1) The factory sub amp already takes essentially an RCA type input so you can just piggyback off that feed from the HU (signal sounded clean with aftermarket amp/sub)
2) You can hack into this feed right behind the rear seat, so less wires to run up to the HU
3) I'm sure you read/will read about the problem of the "pop" you get if you just straight up piggyback the aftermarket amps remote turn on lead from the HU
3a) The problem is because the difference in remote turn on wire length going to the HU and your amp, the HU turns off first. That's bad because when it turns off it sends a signal spike to your amp and "pops" the sub.
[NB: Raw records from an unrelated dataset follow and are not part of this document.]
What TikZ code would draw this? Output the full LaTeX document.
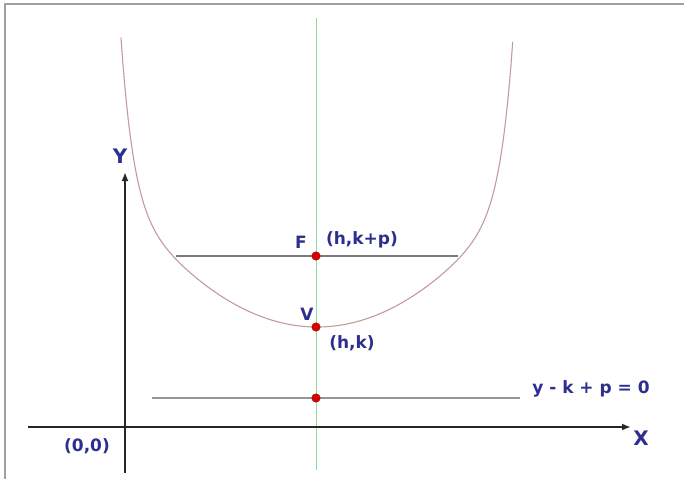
\documentclass[tikz,border=0pt]{standalone}
\usepackage{fontspec}
\setmainfont{DejaVu Sans}
\usetikzlibrary{arrows.meta}
\definecolor{navy}{HTML}{2E2E90}
\definecolor{curvec}{HTML}{C49A9A}
\definecolor{greenl}{HTML}{8FDDA0}
\definecolor{frameg}{HTML}{A0A0A0}
\definecolor{lineg}{HTML}{7A7A7A}
\begin{document}
\begin{tikzpicture}[x=1pt,y=-1pt,
  lbl/.style={text=navy,font=\bfseries\fontsize{17}{19}\selectfont,inner sep=0pt},
  axlbl/.style={text=navy,font=\bfseries\fontsize{20}{22}\selectfont,inner sep=0pt},
  axis/.style={line width=2.8pt,black!85,-{Latex[length=9pt,width=7pt]}},
  dot/.style={circle,fill=red!85!black,draw=red!60!black,line width=0.4pt,minimum size=8.5pt,inner sep=0pt},
  guide/.style={line width=1.6pt,lineg}]
\useasboundingbox (0,0) rectangle (684,479);
% frame
\draw[frameg,line width=1.6pt] (5,479) -- (5,4) -- (684,4);
% symmetry axis
\coordinate (gtop) at (316,18);
\coordinate (gbot) at (316,470);
\draw[greenl,line width=1pt] (gtop) -- (gbot);
% parabola-like curve
\draw[curvec,line width=1.1pt] plot[domain=-1:1,samples=240,smooth]
  ({317+196*\x},{327-(129.3*\x*\x+160*(max(abs(\x),0.01))^16)});
% focus chord and directrix
\coordinate (fl) at (176,256);
\coordinate (fr) at (458,256);
\draw[guide] (fl) -- (fr);
\coordinate (dl) at (152,398);
\coordinate (dr) at (520,398);
\draw[guide,line width=1.4pt,lineg!80] (dl) -- (dr);
% axes
\coordinate (xs) at (28,427);
\coordinate (xe) at (631,427);
\coordinate (ys) at (125,473);
\coordinate (ye) at (125,172);
\draw[axis] (xs) -- (xe);
\draw[axis] (ys) -- (ye);
% points
\node[dot] (F) at (316,256) {};
\node[dot] (V) at (316,327) {};
\node[dot] (D) at (316,398) {};
% labels
\node[axlbl] (Y) at (120,156) {Y};
\node[axlbl] (X) at (641,438) {X};
\node[lbl] (O) at (87,446) {(0,0)};
\node[lbl] (Fl) at (301,242) {F};
\node[lbl] (Fc) at (362,240) {(h,k+p)};
\node[lbl] (Vl) at (307,314) {V};
\node[lbl] (Vc) at (352,343) {(h,k)};
\node[lbl] (Dl) at (591,389) {y - k + p = 0};
\end{tikzpicture}
\end{document}
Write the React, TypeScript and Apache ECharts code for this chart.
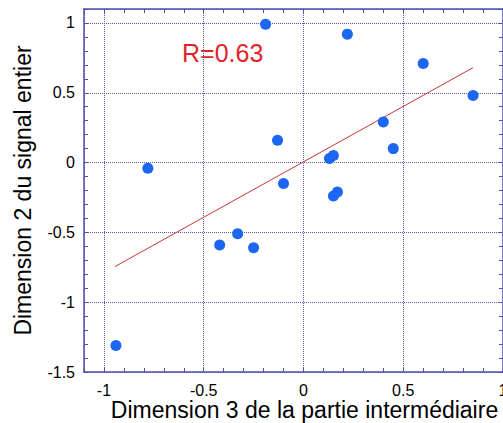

An easy solution for this is to go to radioshack, pick up a diode, resistor, and capacitor. Essentially this'll make a short lived battery that when you turn the ignition off, your amp will turn off as usual, but the HU will be kept alive for a little longer from the stored juice in the capacitor it'll be getting. Thus, eliminating the "pop". How much longer? That's up to you based on capacitor/resistor sizing. I played it safe and didn't really care to figure the best sizing and just bought the biggest cap radioshack had for $5. The result? HU stays on for over a minute after the ignition is turned off. No big deal to me, it's jsut second nature for me now to manually turn off the HU when I get out. It'd be easy to pop in a smaller cap, but I spent too many frustrating days goofin around with getting the factory HU/aftermarket amp combo working perfectly that I said "F" it.

If you need more details/pics let me know and I'll gladly help. Well I guess not gladly, but I figure it's the right thing to do since I got so many other useful tips off these forums for repairs and whatnot.